A tres años de la implementación del programa nacional, es indudable que la herramienta sirve, da posibilidades a quienes no las tienen y abre mundos impensados a todos por igual.
De cualquier modo, se sabía que el impacto pedagógico, institucional y social que implica la provisión de 3,5 millones de máquinas a alumnos secundarios en todo el país, era difícil de medir a corto plazo.
El problema –además de si las laptops se utilizan en toda su potencialidad– es mantener en funcionamiento eficiente la maquinaria de la compleja inclusión digital. Ese es, quizá, el mayor desafío.
Aunque es imposible asegurar que el aprovechamiento de la tecnología en el aula sea, hoy, el ideal –o, al menos, el esperado– y los resultados pedagógicos no están aún a la vista, es posible enumerar algunas experiencias innovadoras en distintas partes de la Argentina. No es suficiente, pero es posible que sea prematuro un análisis de este tipo.

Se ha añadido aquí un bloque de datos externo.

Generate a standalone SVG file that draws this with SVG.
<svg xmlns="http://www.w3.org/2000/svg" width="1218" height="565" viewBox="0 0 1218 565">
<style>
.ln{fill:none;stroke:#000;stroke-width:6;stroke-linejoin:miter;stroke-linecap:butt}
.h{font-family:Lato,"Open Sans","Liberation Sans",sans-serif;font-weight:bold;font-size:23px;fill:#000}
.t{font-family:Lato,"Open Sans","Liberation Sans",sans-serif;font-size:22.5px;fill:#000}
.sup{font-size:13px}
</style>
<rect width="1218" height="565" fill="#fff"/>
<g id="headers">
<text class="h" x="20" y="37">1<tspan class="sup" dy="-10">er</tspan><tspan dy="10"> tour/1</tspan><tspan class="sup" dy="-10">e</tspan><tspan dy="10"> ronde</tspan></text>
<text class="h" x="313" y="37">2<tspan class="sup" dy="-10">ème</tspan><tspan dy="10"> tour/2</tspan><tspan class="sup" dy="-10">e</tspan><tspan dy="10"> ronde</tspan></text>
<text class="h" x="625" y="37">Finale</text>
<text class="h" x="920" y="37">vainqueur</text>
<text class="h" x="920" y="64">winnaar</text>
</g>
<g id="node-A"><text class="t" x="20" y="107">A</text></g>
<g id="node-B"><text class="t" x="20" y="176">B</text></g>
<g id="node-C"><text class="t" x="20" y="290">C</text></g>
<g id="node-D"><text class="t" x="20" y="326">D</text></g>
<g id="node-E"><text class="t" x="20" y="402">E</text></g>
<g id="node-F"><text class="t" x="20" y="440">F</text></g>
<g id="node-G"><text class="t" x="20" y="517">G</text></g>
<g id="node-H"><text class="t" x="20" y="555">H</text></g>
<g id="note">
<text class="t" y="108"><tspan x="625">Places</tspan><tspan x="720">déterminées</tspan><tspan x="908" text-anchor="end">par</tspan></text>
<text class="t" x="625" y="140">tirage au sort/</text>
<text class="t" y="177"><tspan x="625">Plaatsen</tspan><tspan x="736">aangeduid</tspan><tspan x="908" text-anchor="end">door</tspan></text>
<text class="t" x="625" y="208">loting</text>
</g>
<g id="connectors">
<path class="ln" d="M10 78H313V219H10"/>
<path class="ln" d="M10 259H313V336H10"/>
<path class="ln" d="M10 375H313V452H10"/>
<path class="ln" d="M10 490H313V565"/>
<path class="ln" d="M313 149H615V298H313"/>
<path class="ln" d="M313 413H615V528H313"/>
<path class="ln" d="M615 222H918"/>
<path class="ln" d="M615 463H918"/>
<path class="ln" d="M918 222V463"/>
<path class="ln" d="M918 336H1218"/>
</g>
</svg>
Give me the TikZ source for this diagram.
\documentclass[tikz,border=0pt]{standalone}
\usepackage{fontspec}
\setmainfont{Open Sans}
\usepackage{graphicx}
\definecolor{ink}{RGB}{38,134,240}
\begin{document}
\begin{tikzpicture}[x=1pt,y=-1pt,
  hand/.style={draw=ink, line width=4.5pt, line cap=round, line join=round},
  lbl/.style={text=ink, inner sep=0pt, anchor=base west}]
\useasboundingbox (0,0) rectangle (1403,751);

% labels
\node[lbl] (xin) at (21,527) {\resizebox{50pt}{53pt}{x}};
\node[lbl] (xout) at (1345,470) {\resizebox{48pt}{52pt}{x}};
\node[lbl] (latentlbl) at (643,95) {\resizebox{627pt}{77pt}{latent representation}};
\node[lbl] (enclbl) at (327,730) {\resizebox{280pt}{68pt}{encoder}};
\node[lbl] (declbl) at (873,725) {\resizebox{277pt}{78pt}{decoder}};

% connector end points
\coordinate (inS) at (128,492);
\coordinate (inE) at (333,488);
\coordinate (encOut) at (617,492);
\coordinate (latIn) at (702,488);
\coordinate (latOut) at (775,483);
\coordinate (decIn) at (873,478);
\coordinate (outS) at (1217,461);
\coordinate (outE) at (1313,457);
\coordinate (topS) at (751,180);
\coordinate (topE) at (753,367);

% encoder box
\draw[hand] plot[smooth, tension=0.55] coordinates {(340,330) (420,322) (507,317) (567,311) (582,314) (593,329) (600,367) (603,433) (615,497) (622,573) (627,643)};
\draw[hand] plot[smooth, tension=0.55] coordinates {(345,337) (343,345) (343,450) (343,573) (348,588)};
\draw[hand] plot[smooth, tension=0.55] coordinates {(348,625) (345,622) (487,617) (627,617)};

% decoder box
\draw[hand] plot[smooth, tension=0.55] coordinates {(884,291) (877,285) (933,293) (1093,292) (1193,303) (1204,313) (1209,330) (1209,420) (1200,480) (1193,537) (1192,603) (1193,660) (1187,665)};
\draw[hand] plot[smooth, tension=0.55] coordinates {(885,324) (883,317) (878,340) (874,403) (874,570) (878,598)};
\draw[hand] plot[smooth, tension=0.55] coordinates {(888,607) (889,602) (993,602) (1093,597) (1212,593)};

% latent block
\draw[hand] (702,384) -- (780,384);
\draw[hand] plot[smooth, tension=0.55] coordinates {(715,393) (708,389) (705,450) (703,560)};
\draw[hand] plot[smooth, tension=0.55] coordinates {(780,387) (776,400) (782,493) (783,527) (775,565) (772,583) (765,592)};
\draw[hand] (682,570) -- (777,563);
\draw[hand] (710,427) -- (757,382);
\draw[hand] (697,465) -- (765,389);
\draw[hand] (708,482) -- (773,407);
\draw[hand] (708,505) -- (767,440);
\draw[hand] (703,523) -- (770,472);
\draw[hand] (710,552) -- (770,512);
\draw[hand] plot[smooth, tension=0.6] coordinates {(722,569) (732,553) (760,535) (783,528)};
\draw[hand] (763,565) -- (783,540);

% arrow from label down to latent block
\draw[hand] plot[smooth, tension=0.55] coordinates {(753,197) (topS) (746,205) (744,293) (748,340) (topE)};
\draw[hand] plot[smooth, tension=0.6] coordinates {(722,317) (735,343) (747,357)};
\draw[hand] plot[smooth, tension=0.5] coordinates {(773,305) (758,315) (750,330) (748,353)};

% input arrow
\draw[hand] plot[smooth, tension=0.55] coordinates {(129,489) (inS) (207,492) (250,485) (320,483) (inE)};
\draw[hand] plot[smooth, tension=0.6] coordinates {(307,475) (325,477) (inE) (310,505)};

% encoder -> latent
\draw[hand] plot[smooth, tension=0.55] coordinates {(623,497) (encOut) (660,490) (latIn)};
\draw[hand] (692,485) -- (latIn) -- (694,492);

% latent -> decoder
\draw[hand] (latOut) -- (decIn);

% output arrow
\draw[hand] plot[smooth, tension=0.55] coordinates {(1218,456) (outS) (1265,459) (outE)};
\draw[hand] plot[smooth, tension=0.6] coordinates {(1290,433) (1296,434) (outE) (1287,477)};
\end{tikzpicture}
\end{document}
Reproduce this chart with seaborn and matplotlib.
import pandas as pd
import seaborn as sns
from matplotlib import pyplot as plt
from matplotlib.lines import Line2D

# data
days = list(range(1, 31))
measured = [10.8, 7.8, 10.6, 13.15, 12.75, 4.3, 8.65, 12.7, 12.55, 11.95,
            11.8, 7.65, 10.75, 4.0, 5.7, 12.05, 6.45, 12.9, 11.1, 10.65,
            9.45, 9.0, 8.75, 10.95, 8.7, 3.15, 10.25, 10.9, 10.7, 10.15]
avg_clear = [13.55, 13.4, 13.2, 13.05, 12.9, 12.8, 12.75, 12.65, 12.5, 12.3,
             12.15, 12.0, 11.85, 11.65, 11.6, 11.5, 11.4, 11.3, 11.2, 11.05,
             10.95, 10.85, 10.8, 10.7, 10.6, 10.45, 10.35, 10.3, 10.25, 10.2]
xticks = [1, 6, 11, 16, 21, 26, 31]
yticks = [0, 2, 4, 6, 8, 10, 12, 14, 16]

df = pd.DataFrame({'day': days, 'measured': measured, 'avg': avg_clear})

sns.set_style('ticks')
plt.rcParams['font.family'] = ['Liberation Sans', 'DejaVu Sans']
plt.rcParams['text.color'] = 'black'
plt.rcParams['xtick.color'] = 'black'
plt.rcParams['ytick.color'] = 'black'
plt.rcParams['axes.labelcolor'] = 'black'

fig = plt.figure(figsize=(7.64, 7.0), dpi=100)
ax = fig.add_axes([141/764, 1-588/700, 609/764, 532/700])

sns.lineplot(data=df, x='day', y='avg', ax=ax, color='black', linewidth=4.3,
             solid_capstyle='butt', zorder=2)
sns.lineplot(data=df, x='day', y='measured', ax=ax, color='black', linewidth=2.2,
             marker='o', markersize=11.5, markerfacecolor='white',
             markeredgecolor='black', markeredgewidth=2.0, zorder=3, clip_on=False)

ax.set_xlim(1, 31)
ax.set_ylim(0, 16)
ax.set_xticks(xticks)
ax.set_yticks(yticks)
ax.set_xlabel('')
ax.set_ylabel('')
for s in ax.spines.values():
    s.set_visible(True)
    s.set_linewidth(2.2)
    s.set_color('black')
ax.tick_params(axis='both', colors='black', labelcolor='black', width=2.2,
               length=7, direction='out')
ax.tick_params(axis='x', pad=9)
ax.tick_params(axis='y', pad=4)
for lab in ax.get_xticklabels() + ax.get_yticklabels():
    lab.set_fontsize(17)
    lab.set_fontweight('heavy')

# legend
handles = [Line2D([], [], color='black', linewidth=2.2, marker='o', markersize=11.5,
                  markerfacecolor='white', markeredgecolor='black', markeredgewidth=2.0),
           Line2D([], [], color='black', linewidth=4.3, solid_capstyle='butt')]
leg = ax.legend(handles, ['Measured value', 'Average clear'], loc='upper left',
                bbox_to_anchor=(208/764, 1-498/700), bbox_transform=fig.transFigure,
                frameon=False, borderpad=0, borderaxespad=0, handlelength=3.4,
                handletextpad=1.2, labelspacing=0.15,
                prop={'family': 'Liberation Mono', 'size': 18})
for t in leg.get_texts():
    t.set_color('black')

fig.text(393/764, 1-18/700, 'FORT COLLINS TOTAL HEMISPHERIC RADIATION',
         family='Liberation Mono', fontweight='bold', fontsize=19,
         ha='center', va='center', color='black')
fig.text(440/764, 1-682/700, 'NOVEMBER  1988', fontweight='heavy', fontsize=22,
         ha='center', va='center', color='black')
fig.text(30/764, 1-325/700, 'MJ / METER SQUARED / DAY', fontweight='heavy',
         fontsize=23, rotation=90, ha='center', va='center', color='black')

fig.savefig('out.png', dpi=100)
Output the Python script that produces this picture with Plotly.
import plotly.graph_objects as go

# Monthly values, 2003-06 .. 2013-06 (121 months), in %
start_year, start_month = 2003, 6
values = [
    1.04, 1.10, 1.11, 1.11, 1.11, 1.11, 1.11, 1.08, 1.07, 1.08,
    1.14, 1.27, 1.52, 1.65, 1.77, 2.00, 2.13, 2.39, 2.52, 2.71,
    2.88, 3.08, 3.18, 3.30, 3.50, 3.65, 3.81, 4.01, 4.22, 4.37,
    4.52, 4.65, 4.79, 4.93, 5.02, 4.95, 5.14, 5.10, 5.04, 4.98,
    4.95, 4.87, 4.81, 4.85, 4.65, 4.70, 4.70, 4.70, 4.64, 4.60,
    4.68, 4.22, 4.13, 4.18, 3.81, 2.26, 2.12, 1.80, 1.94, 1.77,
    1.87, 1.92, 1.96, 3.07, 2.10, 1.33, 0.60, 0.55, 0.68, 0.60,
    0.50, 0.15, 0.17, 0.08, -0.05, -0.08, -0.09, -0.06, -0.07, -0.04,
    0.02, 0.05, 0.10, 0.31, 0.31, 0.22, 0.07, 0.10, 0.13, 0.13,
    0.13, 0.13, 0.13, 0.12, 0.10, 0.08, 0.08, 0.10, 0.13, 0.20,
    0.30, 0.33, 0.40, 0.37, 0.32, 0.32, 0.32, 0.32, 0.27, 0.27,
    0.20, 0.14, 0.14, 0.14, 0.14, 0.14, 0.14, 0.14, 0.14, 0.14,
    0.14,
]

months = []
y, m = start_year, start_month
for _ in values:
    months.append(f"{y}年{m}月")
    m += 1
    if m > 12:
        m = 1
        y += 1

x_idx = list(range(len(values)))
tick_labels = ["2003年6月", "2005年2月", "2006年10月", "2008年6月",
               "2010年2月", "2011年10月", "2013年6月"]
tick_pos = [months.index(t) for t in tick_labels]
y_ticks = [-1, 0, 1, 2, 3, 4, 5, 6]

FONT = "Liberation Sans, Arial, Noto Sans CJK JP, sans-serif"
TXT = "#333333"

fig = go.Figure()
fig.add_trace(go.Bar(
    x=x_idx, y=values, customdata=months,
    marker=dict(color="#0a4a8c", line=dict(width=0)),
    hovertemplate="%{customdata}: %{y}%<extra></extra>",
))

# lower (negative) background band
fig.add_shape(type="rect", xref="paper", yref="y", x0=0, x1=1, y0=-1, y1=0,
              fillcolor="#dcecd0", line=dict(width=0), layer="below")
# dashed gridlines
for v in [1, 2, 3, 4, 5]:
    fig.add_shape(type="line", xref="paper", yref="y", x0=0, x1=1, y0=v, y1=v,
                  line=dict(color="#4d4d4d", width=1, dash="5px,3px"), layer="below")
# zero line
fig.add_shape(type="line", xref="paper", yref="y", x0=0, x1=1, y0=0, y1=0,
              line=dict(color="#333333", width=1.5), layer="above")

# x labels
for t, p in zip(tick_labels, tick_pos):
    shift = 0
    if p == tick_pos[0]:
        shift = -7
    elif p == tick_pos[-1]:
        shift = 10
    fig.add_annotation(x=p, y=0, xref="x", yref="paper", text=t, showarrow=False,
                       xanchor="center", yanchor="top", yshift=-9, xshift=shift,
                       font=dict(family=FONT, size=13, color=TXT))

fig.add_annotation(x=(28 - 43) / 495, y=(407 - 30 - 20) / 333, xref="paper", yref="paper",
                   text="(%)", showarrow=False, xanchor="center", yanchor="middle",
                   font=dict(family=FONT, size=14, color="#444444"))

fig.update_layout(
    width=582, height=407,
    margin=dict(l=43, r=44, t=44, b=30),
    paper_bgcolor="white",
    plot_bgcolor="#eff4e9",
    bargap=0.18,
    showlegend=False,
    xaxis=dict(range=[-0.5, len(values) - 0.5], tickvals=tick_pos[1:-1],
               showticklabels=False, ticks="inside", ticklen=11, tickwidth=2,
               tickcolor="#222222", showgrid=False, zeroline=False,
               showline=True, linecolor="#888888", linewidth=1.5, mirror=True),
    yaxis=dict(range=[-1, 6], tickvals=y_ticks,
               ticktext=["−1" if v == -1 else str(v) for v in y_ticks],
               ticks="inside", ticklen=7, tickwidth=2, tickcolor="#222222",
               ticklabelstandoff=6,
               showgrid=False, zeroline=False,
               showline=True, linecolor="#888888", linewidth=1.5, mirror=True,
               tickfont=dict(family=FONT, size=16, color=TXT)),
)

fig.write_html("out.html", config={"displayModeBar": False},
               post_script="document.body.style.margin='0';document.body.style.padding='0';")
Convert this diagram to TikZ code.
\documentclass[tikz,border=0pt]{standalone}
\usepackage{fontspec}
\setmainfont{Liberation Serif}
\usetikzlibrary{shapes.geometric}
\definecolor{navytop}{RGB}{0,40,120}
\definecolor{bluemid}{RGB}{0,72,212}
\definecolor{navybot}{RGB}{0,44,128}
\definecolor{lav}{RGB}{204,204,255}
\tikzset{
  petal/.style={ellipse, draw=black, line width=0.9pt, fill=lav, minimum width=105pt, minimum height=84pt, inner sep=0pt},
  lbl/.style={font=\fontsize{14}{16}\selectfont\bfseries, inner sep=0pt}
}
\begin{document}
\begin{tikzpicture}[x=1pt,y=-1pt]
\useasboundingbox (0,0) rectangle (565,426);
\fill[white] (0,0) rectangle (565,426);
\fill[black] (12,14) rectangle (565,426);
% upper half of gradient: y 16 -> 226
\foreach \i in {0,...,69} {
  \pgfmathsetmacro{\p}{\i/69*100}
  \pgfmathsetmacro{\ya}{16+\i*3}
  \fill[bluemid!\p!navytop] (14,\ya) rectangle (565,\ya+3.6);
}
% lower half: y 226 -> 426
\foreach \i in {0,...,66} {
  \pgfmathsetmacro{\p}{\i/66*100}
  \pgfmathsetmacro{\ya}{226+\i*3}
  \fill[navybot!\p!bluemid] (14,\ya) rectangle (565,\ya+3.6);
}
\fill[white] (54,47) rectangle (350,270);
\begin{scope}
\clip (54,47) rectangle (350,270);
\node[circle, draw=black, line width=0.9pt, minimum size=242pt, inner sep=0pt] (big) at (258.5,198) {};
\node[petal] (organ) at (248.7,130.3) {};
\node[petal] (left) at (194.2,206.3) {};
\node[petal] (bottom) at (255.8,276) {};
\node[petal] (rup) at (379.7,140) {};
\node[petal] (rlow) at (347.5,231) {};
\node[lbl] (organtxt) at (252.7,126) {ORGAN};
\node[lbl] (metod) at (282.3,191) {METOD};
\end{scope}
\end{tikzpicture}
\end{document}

Se vislumbran, no obstante, algunas fallas. Los plazos de entrega no se cumplen, los alumnos que ingresan al secundario no recibirán este año las netbooks y la reparación de las máquinas demora hasta un año. La información oficial, además, es escasa.
En este contexto, el programa ya está instalado en la sociedad como un derecho. Y está bien que así sea, porque es la mejor manera de garantizar su continuidad.
Los beneficiarios o potenciales usuarios ya comienzan a exigir que se cumpla con lo prometido.
Como primer paso, las escuelas (en especial las que trabajan con compromiso e interés) reclaman mejoras. Argumentan, con razón, que para avanzar en la inclusión digital –y garantizar que las computadoras cada vez se usen más y mejor– hay que mantener aceitada la rueda que pone en movimiento un sistema monumental.